Le Conseil relève à cet égard que l’importance de la procédure aurait pu justifier que le siège du ministère public soit occupé par le procureur de la République ou le procureur de la République adjoint exerçant le suivi des officiers de police judiciaire, alors même que le quantum et la nature des peines avaient été, préalablement à l’audience, indiqué à M. X, lequel, eu égard à ses charges hebdomadaires d’audience, avait bénéficié d’un temps de préparation réduit.
Le Conseil estime que ces propos, qui visaient à stigmatiser des comportements individuels, et non directement des personnes à raison de leur fonction, ou de leur appartenance à un groupe professionnel ou humain, ne constituent pas un manquement au respect de la dignité des policiers poursuivis.
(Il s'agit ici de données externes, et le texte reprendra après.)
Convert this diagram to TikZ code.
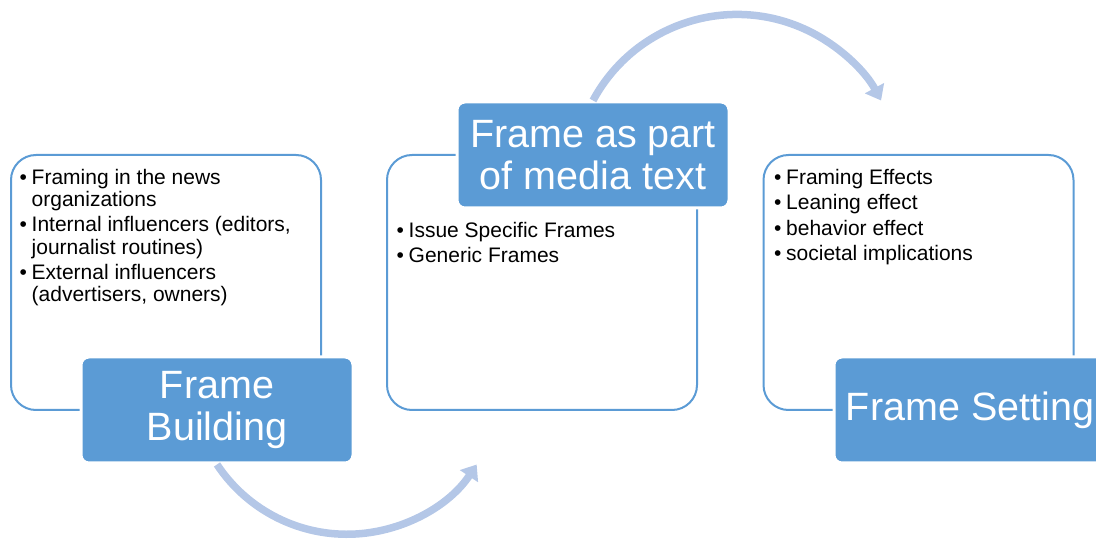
\documentclass[tikz,border=0pt]{standalone}
\usepackage{fontspec}
\setmainfont{Liberation Sans}
\usetikzlibrary{arrows.meta}
\definecolor{stepblue}{HTML}{5B9BD5}
\definecolor{arcblue}{HTML}{B4C7E7}
\newcommand{\itembullet}{\makebox[12pt][l]{\textbullet}}
\newcommand{\itemgap}{\hspace*{12pt}}

\begin{document}
\begin{tikzpicture}[x=1pt,y=1pt,
	outer/.style={draw=stepblue,line width=2pt,rounded corners=25pt,minimum width=310pt,minimum height=255pt,inner sep=0pt},
	title/.style={fill=stepblue,draw=white,line width=3pt,rounded corners=8pt,minimum width=272pt,minimum height=106pt,inner sep=0pt,text=white,align=center,font=\fontsize{39.5}{42}\selectfont},
	items/.style={anchor=north west,inner sep=0pt,align=left,font=\fontsize{21}{25.5}\selectfont},
	flow/.style={arcblue,line width=7.5pt,-{Triangle[width=21pt,length=14pt]}}]
		\useasboundingbox (0,0) rectangle (1096,541);
		\foreach \n/\x in {build/166,media/542,setting/918.5}{
			\node[outer] (\n box) at (\x,258.5) {};
		}
		\node[items,font=\fontsize{21}{22.3}\selectfont] (buildlist) at (19.5,372) {%
			\itembullet Framing in the news\\
			\itemgap organizations\\[2.7pt]
			\itembullet Internal influencers (editors,\\
			\itemgap journalist routines)\\[2.7pt]
			\itembullet External influencers\\
			\itemgap (advertisers, owners)};
		\node[items] (medialist) at (396.5,319) {%
			\itembullet Issue Specific Frames\\
			\itembullet Generic Frames};
		\node[items] (settinglist) at (774,372) {%
			\itembullet Framing Effects\\
			\itembullet Leaning effect\\
			\itembullet behavior effect\\
			\itembullet societal implications};
		\node[title] (build) at (217,131) {Frame\\Building};
		\node[title] (media) at (593,386) {Frame as part\\of media text};
		\node[title] (setting) at (970,131) {Frame Setting};
		\draw[flow] (build.south) arc[start angle=213.5,end angle=326.5,radius=155.7];
		\draw[flow] (media.north) arc[start angle=151.7,end angle=28.3,radius=163.6];
\end{tikzpicture}
\end{document}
Enfin, il n’apparaît pas non plus au Conseil que les propos tenus ont constitué, dans les circonstances où ils ont été prononcés, un manquement au devoir de délicatesse à l’égard des services de police. En effet, tant la teneur des propos reconnus que les déclarations de M. X par lesquelles il aurait précisé à l’audience, à la suite de la réaction de la Présidente, qu’il n’assimilait pas la police française à la gestapo mais que les termes employés concernaient les seuls policiers poursuivis, tendent à établir, à l’évidence, que l’ensemble de la police nationale n’était pas visé dans ces propos. Pour les mêmes raisons, ils ne sauraient constituer un manquement au devoir de réserve à l’égard des autorités publiques.
Le Conseil considère en conséquence que pour maladroits et inappropriés qu’ont été les propos reconnus par M. X, ils ne constituent pas, en raison des circonstances dans lesquelles ils ont été tenus, de la nature et la gravité des faits, une atteinte à la dignité des policiers poursuivis, à la délicatesse et à la dignité dues aux services de police dans leur ensemble, et partant, un manquement au devoir de réserve et au devoir de dignité du magistrat à l’audience.
En conséquence, le Conseil est d’avis qu’il n’y a pas lieu de prononcer de sanction à l’encontre de M. X.
PAR CES MOTIFS,
Rejette la demande tendant à que soit constatée la méconnaissance du principe du respect des droits de la défense, en raison des conditions de déroulement de l’enquête de l’inspection générale des services judiciaires.
EMET L’AVIS qu’il n’y a pas lieu à sanction disciplinaire ;
Dit que le présent avis sera transmis à M. le garde des Sceaux et notifié à M. X par les soins du secrétaire soussigné.